The children at a school in Zwara in north-western Libya are learning the language of a once oppressed community.
Twelve years ago, under Muammar Gaddafi, the Amazigh community was condemned to a clandestine orality.
Since Gaddafi's death in 2011 things changed.
"The Tamazight language is not just about the alphabet and vocabulary, but it's a whole culture and identity that we're passing (onto pupils, Ed.)", (...) "We try to instil in them (pupils, Ed.) the comprehensive Amazigh spirit", saidAssirem Shuwashi , Tamazight language teacher and presenter.
The first classes in Tamazight were held in Zwara in 2012.

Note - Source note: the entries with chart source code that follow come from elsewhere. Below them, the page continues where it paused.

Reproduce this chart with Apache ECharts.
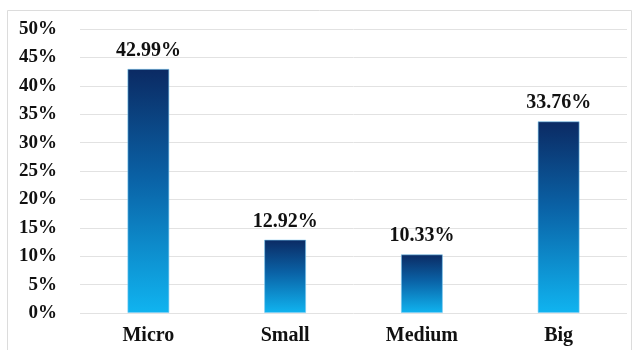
<!DOCTYPE html>
<html>
<head>
<meta charset="utf-8">
<script src="https://cdn.jsdelivr.net/npm/echarts@6/dist/echarts.min.js"></script>
<style>
  html, body { margin: 0; padding: 0; background: #fff; }
  #chart { width: 639px; height: 350px; }
</style>
</head>
<body>
<div id="chart"></div>
<script>
const categories = ["Micro", "Small", "Medium", "Big"];
const shares = [42.99, 12.92, 10.33, 33.76];
const yTicks = [0, 5, 10, 15, 20, 25, 30, 35, 40, 45, 50];

const serif = "'Liberation Serif', 'Times New Roman', serif";

const chart = echarts.init(document.getElementById("chart"));

const option = {
  backgroundColor: "#fff",
  animation: false,
  graphic: [
    {
      type: "rect",
      shape: { x: 7.5, y: 10.5, width: 624, height: 345 },
      style: { fill: "none", stroke: "#dcdcdc", lineWidth: 1 },
      silent: true,
    },
  ],
  grid: { left: 80, right: 12, top: 29, bottom: 37 },
  xAxis: {
    type: "category",
    data: categories,
    axisLine: { show: false },
    axisTick: { show: false },
    axisLabel: {
      margin: 13,
      fontFamily: serif,
      fontWeight: "bold",
      fontSize: 20,
      color: "#111",
    },
  },
  yAxis: {
    type: "value",
    min: yTicks[0],
    max: yTicks[yTicks.length - 1],
    interval: 5,
    axisLine: { show: false },
    axisTick: { show: false },
    splitLine: { lineStyle: { color: "#e2e2e2", width: 1 } },
    axisLabel: {
      margin: 23,
      fontFamily: serif,
      fontWeight: "bold",
      fontSize: 19,
      color: "#111",
      formatter: "{value}%",
    },
  },
  series: [
    {
      type: "bar",
      data: shares,
      barWidth: 42,
      itemStyle: {
        borderColor: "rgba(120,200,240,0.6)",
        borderWidth: 1,
        color: new echarts.graphic.LinearGradient(0, 0, 0, 1, [
          { offset: 0, color: "#0b2a63" },
          { offset: 0.45, color: "#0a62a6" },
          { offset: 1, color: "#10b4f0" },
        ]),
      },
      label: {
        show: true,
        position: "top",
        distance: 8,
        fontFamily: serif,
        fontWeight: "bold",
        fontSize: 20,
        color: "#111",
        formatter: (p) => p.value.toFixed(2) + "%",
      },
    },
  ],
};

chart.setOption(option);
</script>
</body>
</html>
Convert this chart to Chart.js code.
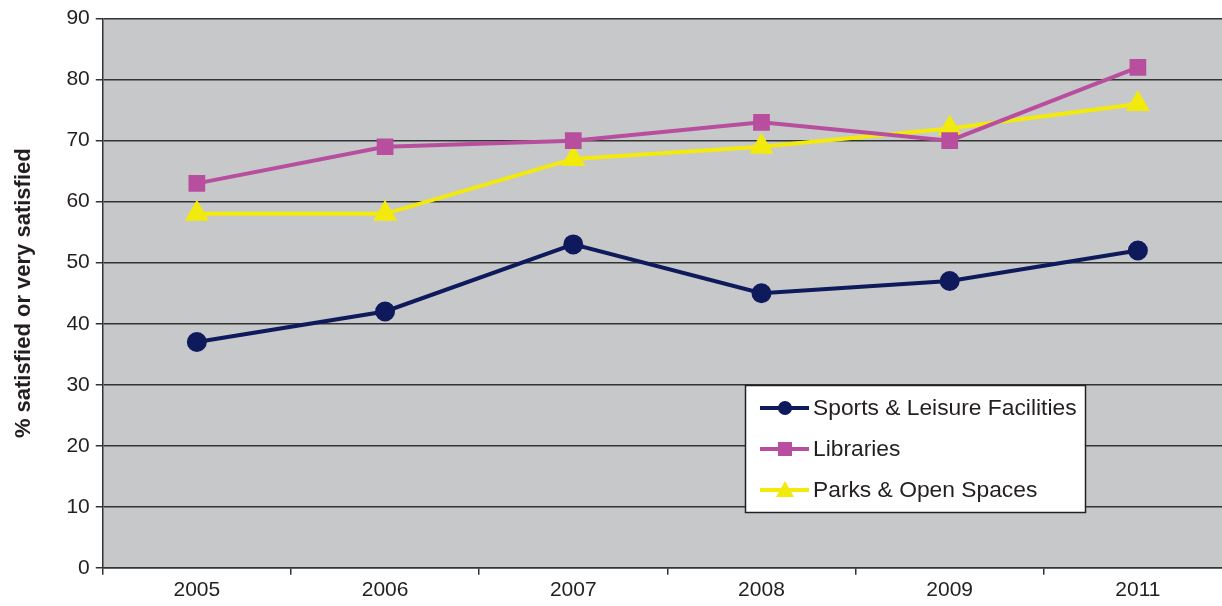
<!DOCTYPE html>
<html><head><meta charset="utf-8">
<script src="https://cdn.jsdelivr.net/npm/chart.js@4/dist/chart.umd.min.js"></script>
<style>html,body{margin:0;padding:0;background:#fff;overflow:hidden;}#wrap{width:1222px;height:606px;overflow:hidden;}</style>
</head><body><div id="wrap"><canvas id="c" width="1232" height="606"></canvas></div>
<script>
const years = ['2005','2006','2007','2008','2009','2011'];
const sports = [37, 42, 53, 45, 47, 52];
const libraries = [63, 69, 70, 73, 70, 82];
const parks = [58, 58, 67, 69, 72, 76];
const yTicks = [0,10,20,30,40,50,60,70,80,90];

const FONT = '"Liberation Sans", Arial, sans-serif';
const bgPlugin = {
  id:'bg',
  beforeDraw(chart){
    const {ctx, chartArea:a} = chart;
    ctx.save(); ctx.fillStyle='#C7C8CA'; ctx.fillRect(a.left,a.top,a.right-a.left,a.bottom-a.top); ctx.restore();
  }
};
const legendPlugin = {
  id:'boxLegend',
  afterDraw(chart){
    const ctx = chart.ctx;
    const x0=745, y0=385, w=340, h=127;
    ctx.save();
    ctx.fillStyle='#fff'; ctx.fillRect(x0,y0,w,h);
    ctx.strokeStyle='#222'; ctx.lineWidth=1.5; ctx.strokeRect(x0+0.5,y0+0.5,w,h);
    ctx.font='22.8px ' + FONT;
    ctx.textBaseline='middle';
    chart.data.datasets.forEach((ds,i)=>{
      const cy = y0+23+i*41;
      ctx.strokeStyle=ds.borderColor; ctx.lineWidth=4;
      ctx.beginPath(); ctx.moveTo(x0+15,cy); ctx.lineTo(x0+64,cy); ctx.stroke();
      ctx.fillStyle=ds.borderColor;
      const cx=x0+40;
      if(ds.pointStyle==='circle'){ctx.beginPath();ctx.arc(cx,cy,7,0,Math.PI*2);ctx.fill();}
      else if(ds.pointStyle==='rect'){ctx.fillRect(cx-7,cy-7,14,14);}
      else {ctx.beginPath();ctx.moveTo(cx,cy-9);ctx.lineTo(cx+9,cy+7);ctx.lineTo(cx-9,cy+7);ctx.closePath();ctx.fill();}
      ctx.fillStyle='#231f20';
      ctx.fillText(ds.label, x0+68, cy+1);
    });
    ctx.restore();
  }
};

new Chart(document.getElementById('c'), {
  type:'line',
  data:{labels:years, datasets:[
    {label:'Sports & Leisure Facilities', data:sports, borderColor:'#0E1A5B', backgroundColor:'#0E1A5B', borderWidth:4, pointStyle:'circle', pointRadius:8, pointHoverRadius:8, tension:0},
    {label:'Libraries', data:libraries, borderColor:'#B84F9E', backgroundColor:'#B84F9E', borderWidth:4, pointStyle:'rect', pointRadius:9, pointHoverRadius:9, tension:0},
    {label:'Parks & Open Spaces', data:parks, borderColor:'#F2EA0C', backgroundColor:'#F2EA0C', borderWidth:4, pointStyle:'triangle', pointRadius:10, pointHoverRadius:10, tension:0}
  ]},
  options:{
    responsive:false, animation:false,
    layout:{padding:{top:12,right:0,left:5,bottom:0}, autoPadding:false},
    plugins:{legend:{display:false}, tooltip:{enabled:false}},
    scales:{
      x:{
        offset:true,
        grid:{display:true, offset:true, drawOnChartArea:false, drawTicks:true, tickLength:7, color:'#333', lineWidth:1.5},
        border:{display:true, color:'#333', width:1.5},
        ticks:{color:'#231f20', font:{size:21, family:FONT}, padding:3, maxRotation:0}
      },
      y:{
        min:0, max:90,
        afterBuildTicks(s){ s.ticks = yTicks.map(v=>({value:v})); },
        grid:{color:'#333', lineWidth:1.5, tickLength:7, drawTicks:true},
        border:{display:true, color:'#333', width:1.5},
        ticks:{color:'#231f20', font:{size:21, family:FONT}, padding:6},
        title:{display:true, text:'% satisfied or very satisfied', color:'#231f20', font:{size:22, weight:'bold', family:FONT}, padding:{top:6, bottom:23}}
      }
    }
  },
  plugins:[bgPlugin, legendPlugin]
});
</script></body></html>
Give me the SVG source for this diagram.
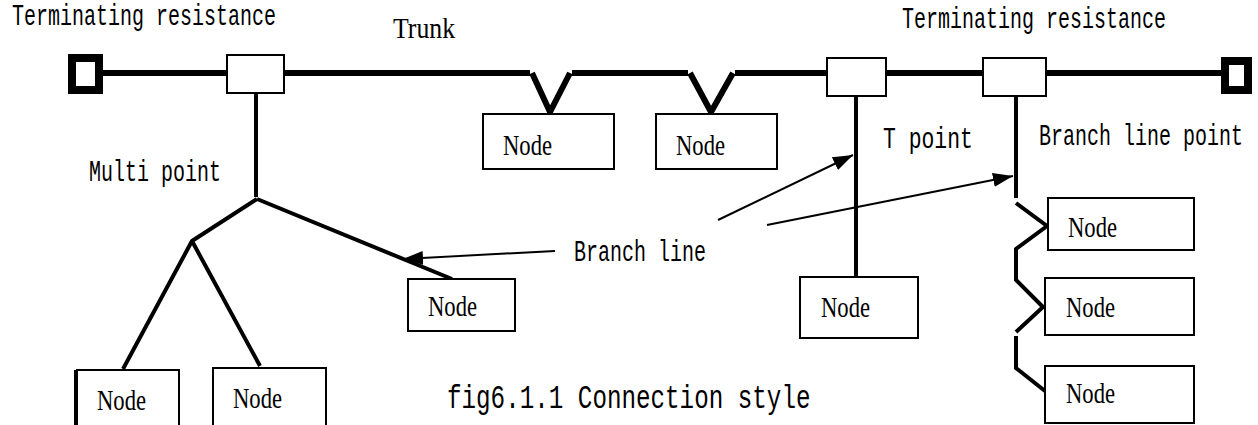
<svg xmlns="http://www.w3.org/2000/svg" width="1258" height="425" viewBox="0 0 1258 425">
<style>
.box{fill:#fff;stroke:#000;stroke-width:2}
.term{fill:#fff;stroke:#000;stroke-width:8}
.trunk{fill:none;stroke:#000;stroke-width:6;stroke-linejoin:miter}
.br{fill:none;stroke:#000;stroke-width:4}
.arr{fill:none;stroke:#000;stroke-width:2}
.lbl{font-family:"Liberation Mono",monospace;font-size:20px;fill:#000}
.cap{font-family:"Liberation Mono",monospace;font-size:24px;fill:#000}
.nd{font-family:"Liberation Serif",serif;font-size:30px;fill:#000}
</style>
<defs>
<marker id="ah" markerUnits="userSpaceOnUse" markerWidth="22" markerHeight="16" refX="20" refY="7" orient="auto">
<path d="M0,0 L20,7 L0,14 z" fill="#000"/>
</marker>
</defs>
<g id="connectors">
<path class="trunk" d="M103,73 H227 M284,73 H530 M532,73 L550,112 L570,73 M572,73 H688 M690,73 L711,112 L733,73 M735,73 H827 M886,73 H983 M1046,73 H1221"/>
<path class="br" d="M256,93 V197 M856,96 V277 M1016,96 V198"/>
<path class="br" d="M257,199 L192,241 L123,369 M192,241 L260,366 M257,199 L452,279"/>
<path class="br" d="M1016,203 L1047,226 L1016,249 V280 L1043,307 L1016,332 M1016,336 V368 L1045,391"/>
<path class="arr" d="M718,220 L853,155" marker-end="url(#ah)"/>
<path class="arr" d="M767,225 L1013,176" marker-end="url(#ah)"/>
<path class="arr" d="M555,251 L403,259" marker-end="url(#ah)"/>
</g>
<g id="term-left"><rect class="term" x="72" y="58" width="27" height="32"/></g>
<g id="term-right"><rect class="term" x="1225" y="61" width="23" height="29"/></g>
<g id="junction-1"><rect class="box" x="227" y="55" width="57" height="38"/></g>
<g id="junction-2"><rect class="box" x="827" y="58" width="59" height="38"/></g>
<g id="junction-3"><rect class="box" x="983" y="58" width="63" height="38"/></g>
<g id="node-trunk-1"><rect class="box" x="483" y="114" width="131" height="55"/><text class="nd" x="503" y="155" textLength="49" lengthAdjust="spacingAndGlyphs">Node</text></g>
<g id="node-trunk-2"><rect class="box" x="656" y="114" width="121" height="55"/><text class="nd" x="676" y="155" textLength="49" lengthAdjust="spacingAndGlyphs">Node</text></g>
<g id="node-t"><rect class="box" x="800" y="277" width="118" height="61"/><text class="nd" x="821" y="317" textLength="49" lengthAdjust="spacingAndGlyphs">Node</text></g>
<g id="node-mp-right"><rect class="box" x="408" y="279" width="107" height="52"/><text class="nd" x="428" y="316" textLength="49" lengthAdjust="spacingAndGlyphs">Node</text></g>
<g id="node-mp-left"><rect class="box" x="77" y="370" width="102" height="70"/><line x1="75" y1="370" x2="75" y2="425" stroke="#000" stroke-width="2"/><text class="nd" x="97" y="410" textLength="49" lengthAdjust="spacingAndGlyphs">Node</text></g>
<g id="node-mp-mid"><rect class="box" x="213" y="368" width="113" height="70"/><text class="nd" x="233" y="408" textLength="49" lengthAdjust="spacingAndGlyphs">Node</text></g>
<g id="node-br-1"><rect class="box" x="1048" y="198" width="146" height="52"/><text class="nd" x="1068" y="237" textLength="49" lengthAdjust="spacingAndGlyphs">Node</text></g>
<g id="node-br-2"><rect class="box" x="1045" y="278" width="149" height="57"/><text class="nd" x="1066" y="317" textLength="49" lengthAdjust="spacingAndGlyphs">Node</text></g>
<g id="node-br-3"><rect class="box" x="1045" y="366" width="149" height="57"/><text class="nd" x="1066" y="403" textLength="49" lengthAdjust="spacingAndGlyphs">Node</text></g>
<g id="labels">
<text class="lbl" transform="translate(12,25) scale(1,1.5)">Terminating resistance</text>
<text class="lbl" transform="translate(902,28) scale(1,1.5)">Terminating resistance</text>
<text class="nd" x="393" y="38" textLength="62" lengthAdjust="spacingAndGlyphs">Trunk</text>
<text class="lbl" transform="translate(89,181) scale(1,1.5)">Multi point</text>
<text class="lbl" transform="translate(883,148) scale(1.07,1.5)">T point</text>
<text class="lbl" transform="translate(1039,145) scale(1,1.5)">Branch line point</text>
<text class="lbl" transform="translate(574,261) scale(1,1.5)">Branch line</text>
<text class="cap" transform="translate(447,408) scale(1.01,1.4)">fig6.1.1 Connection style</text>
</g>
</svg>
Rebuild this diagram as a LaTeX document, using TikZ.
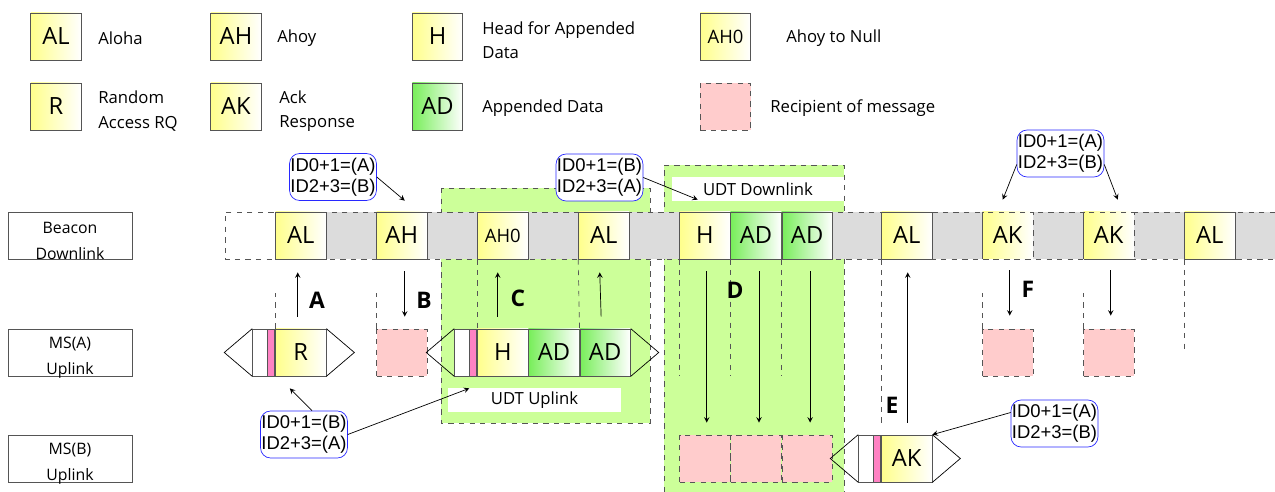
\documentclass[tikz,border=0pt]{standalone}
\usepackage{fontspec}
\setmainfont{Open Sans}
\newfontfamily\calloutfont{Liberation Sans}
\usepackage{xcolor}
\usetikzlibrary{calc, positioning}

\definecolor{slotyellow}{RGB}{255,255,140}
\definecolor{slotgreen}{RGB}{120,238,90}
\definecolor{areagreen}{RGB}{204,255,153}
\definecolor{recippink}{RGB}{255,204,204}
\definecolor{barpink}{RGB}{255,130,195}
\definecolor{stripgray}{RGB}{220,220,220}
\definecolor{edgegray}{RGB}{85,85,85}
\definecolor{callblue}{RGB}{40,40,255}

\tikzset{
  slotbox/.style={draw=edgegray, minimum width=1.01cm, minimum height=0.94cm, inner sep=0pt, font=\fontsize{13.5}{13.5}\selectfont},
  yslot/.style={slotbox, left color=slotyellow, right color=white},
  gslot/.style={slotbox, left color=slotgreen, right color=white},
  recipbox/.style={draw=edgegray, dashed, fill=recippink, minimum width=1.01cm, minimum height=0.94cm, inner sep=0pt},
  leadbar/.style={draw=edgegray, fill=white, minimum width=0.29cm, minimum height=0.94cm, inner sep=0pt},
  pinkbar/.style={draw=edgegray, fill=barpink, minimum width=0.14cm, minimum height=0.94cm, inner sep=0pt},
  rowbox/.style={draw=edgegray, minimum width=2.48cm, minimum height=0.94cm},
  rowtext/.style={align=center, font=\fontsize{9}{14.8}\selectfont},
  legendtext/.style={anchor=west, align=left, inner sep=0pt, font=\fontsize{9.5}{13.8}\selectfont},
  callout/.style={draw=callblue, rounded corners=0.2cm, fill=white, align=center, minimum width=1.72cm, minimum height=0.94cm, inner sep=0.5pt, font=\calloutfont\fontsize{10.5}{12}\selectfont},
  greenarea/.style={fill=areagreen, draw=edgegray, dashed},
  tagbox/.style={fill=white, inner sep=0pt, minimum height=0.48cm, font=\fontsize{9.5}{9.5}\selectfont},
  guide/.style={dashed, thin, edgegray},
  flow/.style={->, thin},
  steplabel/.style={font=\bfseries\fontsize{13}{13}\selectfont},
}

\begin{document}
\begin{tikzpicture}[>=stealth, x=0.02cm, y=-0.02cm]

    \useasboundingbox (0,0) rectangle (1275,492);

    % =================================================================
    % 1. LEGEND
    % =================================================================
    \node[yslot] (LegAL) at (56,36.5) {AL};
    \node[yslot] (LegR) at (56,106.5) {R};
    \node[yslot] (LegAH) at (236,36.5) {AH};
    \node[yslot] (LegAK) at (236,106.5) {AK};
    \node[yslot] (LegH) at (437.5,36.5) {H};
    \node[gslot] (LegAD) at (437.5,106.5) {AD};
    \node[yslot, font=\fontsize{10.5}{10.5}\selectfont] (LegAHZero) at (725.5,36.5) {AH0};
    \node[recipbox] (LegRecip) at (725.5,106.5) {};

    \node[legendtext] (TxtAloha) at (98,38) {Aloha};
    \node[legendtext] (TxtRandom) at (98,111) {Random\\Access RQ};
    \node[legendtext] (TxtAhoy) at (277,38) {Ahoy};
    \node[legendtext] (TxtAck) at (279,111) {Ack\\Response};
    \node[legendtext] (TxtHead) at (482,40.5) {Head for Appended\\Data};
    \node[legendtext] (TxtData) at (482,108) {Appended Data};
    \node[legendtext] (TxtNull) at (786,38) {Ahoy to Null};
    \node[legendtext] (TxtRecip) at (770,108) {Recipient of message};

    % =================================================================
    % 2. ROW NAMES
    % =================================================================
    \node[rowbox] (BeaconRow) at (70,235.5) {};
    \node[rowtext] (BeaconText) at ($(BeaconRow.center)+(0,5)$) {Beacon\\Downlink};
    \node[rowbox] (MSARow) at (70,352.5) {};
    \node[rowtext] (MSAText) at ($(MSARow.center)+(0,5)$) {MS(A)\\Uplink};
    \node[rowbox] (MSBRow) at (70,458.5) {};
    \node[rowtext] (MSBText) at ($(MSBRow.center)+(0,5)$) {MS(B)\\Uplink};

    % =================================================================
    % 3. UDT AREAS
    % =================================================================
    \draw[greenarea] (441,188) rectangle (650,423);
    \fill[areagreen] (664,165) rectangle (844,492);
    \draw[guide] (664,492) -- (664,165) -- (844,165) -- (844,492);

    \node[tagbox, minimum width=3.44cm] (TagDown) at (758,189) {UDT Downlink};
    \node[tagbox, minimum width=3.46cm] (TagUp) at (534.5,400) {UDT Uplink};

    % =================================================================
    % 4. BEACON DOWNLINK STRIP
    % =================================================================
    \coordinate (StripStart) at (225,212);
    \coordinate (StripEnd) at (1275,259);
    \fill[stripgray] (326,212) rectangle (StripEnd);
    \draw[guide] (1275,212) -- (StripStart) -- (225,259) -- (StripEnd);

    \node[yslot] (SlotAL1) at (300.75,235.5) {AL};
    \node[yslot] (SlotAH) at (401.75,235.5) {AH};
    \node[yslot, font=\fontsize{10.5}{10.5}\selectfont] (SlotAHZero) at (502.75,235.5) {AH0};
    \node[yslot] (SlotAL2) at (603.75,235.5) {AL};
    \node[yslot] (SlotH) at (704.75,235.5) {H};
    \node[gslot, right=0pt of SlotH] (SlotAD1) {AD};
    \node[gslot, right=0pt of SlotAD1] (SlotAD2) {AD};
    \node[yslot] (SlotAL3) at (906.75,235.5) {AL};
    \node[yslot, dashed] (SlotAK1) at (1007.75,235.5) {AK};
    \node[yslot, dashed] (SlotAK2) at (1108.75,235.5) {AK};
    \node[yslot] (SlotAL4) at (1209.75,235.5) {AL};
    \draw[edgegray] (SlotAK1.north west) -- (SlotAK1.south west);
    \draw[edgegray] (SlotAK2.north west) -- (SlotAK2.south west);

    % =================================================================
    % 5. MS(A) UPLINK
    % =================================================================
    \node[yslot] (PackR) at (300.75,352.5) {R};
    \node[pinkbar, left=0pt of PackR] (PackRBar) {};
    \node[leadbar, left=0pt of PackRBar] (PackRLead) {};
    \draw (PackRLead.north west) -- ($(PackRLead.west)+(-28,0)$) -- (PackRLead.south west);
    \draw (PackR.north east) -- ($(PackR.east)+(28,0)$) -- (PackR.south east);

    \node[recipbox] (RecipAH) at (401.75,352.5) {};

    \node[yslot] (PackH) at (502.75,352.5) {H};
    \node[gslot, right=0pt of PackH] (PackAD1) {AD};
    \node[gslot, right=0pt of PackAD1] (PackAD2) {AD};
    \node[pinkbar, left=0pt of PackH] (PackHBar) {};
    \node[leadbar, left=0pt of PackHBar] (PackHLead) {};
    \draw (PackHLead.north west) -- ($(PackHLead.west)+(-28,0)$) -- (PackHLead.south west);
    \draw (PackAD2.north east) -- ($(PackAD2.east)+(28,0)$) -- (PackAD2.south east);

    \node[recipbox] (RecipAK1) at (1007.75,352.5) {};
    \node[recipbox] (RecipAK2) at (1108.75,352.5) {};

    % =================================================================
    % 6. MS(B) UPLINK
    % =================================================================
    \node[recipbox] (RecipH) at (704.75,458.5) {};
    \node[recipbox, right=0pt of RecipH] (RecipAD1) {};
    \node[recipbox, right=0pt of RecipAD1] (RecipAD2) {};

    \node[yslot] (PackAK) at (906.75,458.5) {AK};
    \node[pinkbar, left=0pt of PackAK] (PackAKBar) {};
    \node[leadbar, left=0pt of PackAKBar] (PackAKLead) {};
    \draw (PackAKLead.north west) -- ($(PackAKLead.west)+(-28,0)$) -- (PackAKLead.south west);
    \draw (PackAK.north east) -- ($(PackAK.east)+(28,0)$) -- (PackAK.south east);

    % =================================================================
    % 7. DASHED GUIDES
    % =================================================================
    \draw[guide] (PackR.north west) -- ++(0,-36);
    \draw[guide] (RecipAH.north west) -- ++(0,-36);
    \draw[guide] (SlotAHZero.south west) -- (PackH.north west);
    \draw[guide] (SlotAL2.south west) -- (PackAD2.north west);
    \draw[guide] (SlotH.south west) -- ++(0,117);
    \draw[guide] (SlotAD1.south west) -- ++(0,117);
    \draw[guide] (SlotAD2.south west) -- ++(0,117);
    \draw[guide] (SlotAL3.south west) -- ++(0,164);
    \draw[guide] (RecipAK1.north west) -- ++(0,-36);
    \draw[guide] (RecipAK2.north west) -- ++(0,-36);
    \draw[guide] (SlotAL4.south west) -- ++(0,93);

    % =================================================================
    % 8. MESSAGE ARROWS AND STEPS
    % =================================================================
    \draw[flow] ($(PackR.north)+(-3,-12)$) -- ($(SlotAL1.south)+(-3,13)$);
    \draw[flow] ($(SlotAH.south)+(3,12)$) -- ($(RecipAH.north)+(3,-12)$);
    \draw[flow] ($(PackH.north)+(-5,-12)$) -- ($(SlotAHZero.south)+(-5,13)$);
    \draw[flow] ($(PackAD2.north)+(-4,-12)$) -- ($(SlotAL2.south)+(-4,13)$);
    \draw[flow] ($(SlotH.south)+(2,12)$) -- ($(RecipH.north)+(2,-12)$);
    \draw[flow] ($(SlotAD1.south)+(3,12)$) -- ($(RecipAD1.north)+(3,-12)$);
    \draw[flow] ($(SlotAD2.south)+(3,12)$) -- ($(RecipAD2.north)+(3,-12)$);
    \draw[flow] ($(PackAK.north)+(1,-12)$) -- ($(SlotAL3.south)+(1,13)$);
    \draw[flow] ($(SlotAK1.south)+(2,11)$) -- ($(RecipAK1.north)+(2,-13)$);
    \draw[flow] ($(SlotAK2.south)+(2,11)$) -- ($(RecipAK2.north)+(2,-13)$);

    \node[steplabel] (StepA) at (317,300) {A};
    \node[steplabel] (StepB) at (424,300) {B};
    \node[steplabel] (StepC) at (518,298) {C};
    \node[steplabel] (StepD) at (735,290) {D};
    \node[steplabel] (StepE) at (892,405) {E};
    \node[steplabel] (StepF) at (1028,289) {F};

    % =================================================================
    % 9. ID CALLOUTS
    % =================================================================
    \node[callout] (NoteAH) at (333,177) {ID0+1=(A)\\ID2+3=(B)};
    \draw[flow] (NoteAH.east) -- ($(SlotAH.north)+(3,-11)$);

    \node[callout] (NoteUDT) at (599.5,177.5) {ID0+1=(B)\\ID2+3=(A)};
    \draw[flow] (NoteUDT.east) -- ($(SlotH.north)+(-7,-12)$);

    \node[callout] (NoteAK) at (1060.5,153.5) {ID0+1=(A)\\ID2+3=(B)};
    \draw[flow] ($(NoteAK.west)+(0,11)$) -- ($(SlotAK1.north)+(-5,-12)$);
    \draw[flow] ($(NoteAK.east)+(0,11)$) -- ($(SlotAK2.north)+(9,-12)$);

    \node[callout] (NoteR) at (304,434.5) {ID0+1=(B)\\ID2+3=(A)};
    \draw[flow] ($(NoteR.north)+(8,0)$) -- ($(PackR.south)+(-11,12)$);
    \draw[flow] (NoteR.east) -- ($(PackHBar.south)+(-4,12)$);

    \node[callout] (NoteB) at (1054.5,423.5) {ID0+1=(A)\\ID2+3=(B)};
    \draw[flow] ($(NoteB.west)+(0,-11)$) -- (PackAK.north east);

\end{tikzpicture}
\end{document}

The school director tells us about "difficult beginnings" due to a lack of trained teachers and uncertainties around the program to follow.
"It's a difficult situation as it's a new language that's entering school curricula and our children don't know it. They speak it at home, but it's difficult for them to study and write the language because it's a new subject that has just entered the government's system", admits school director Sondoss Saki.
Also on air since 2012, Kasas FM is the first local radio station in Tamazight language broadcasting in Zwara.
"The people of Zuwara are Amazigh and they speak Tamazight. So the best and easiest way to reach citizens and convey information, messages and advertisements is to speak the language that they use at home, in the streets and at institutions, the closest and most comfortable language for them", affirms Ismail Abudib , programme director at Kasas FM radio station and architect.
There are 10% or so of Libyans who are Amazigh, a large indigenous population of the whole of North Africa, which was present long before the Greek, Roman and then Arab conquests in the 7th century.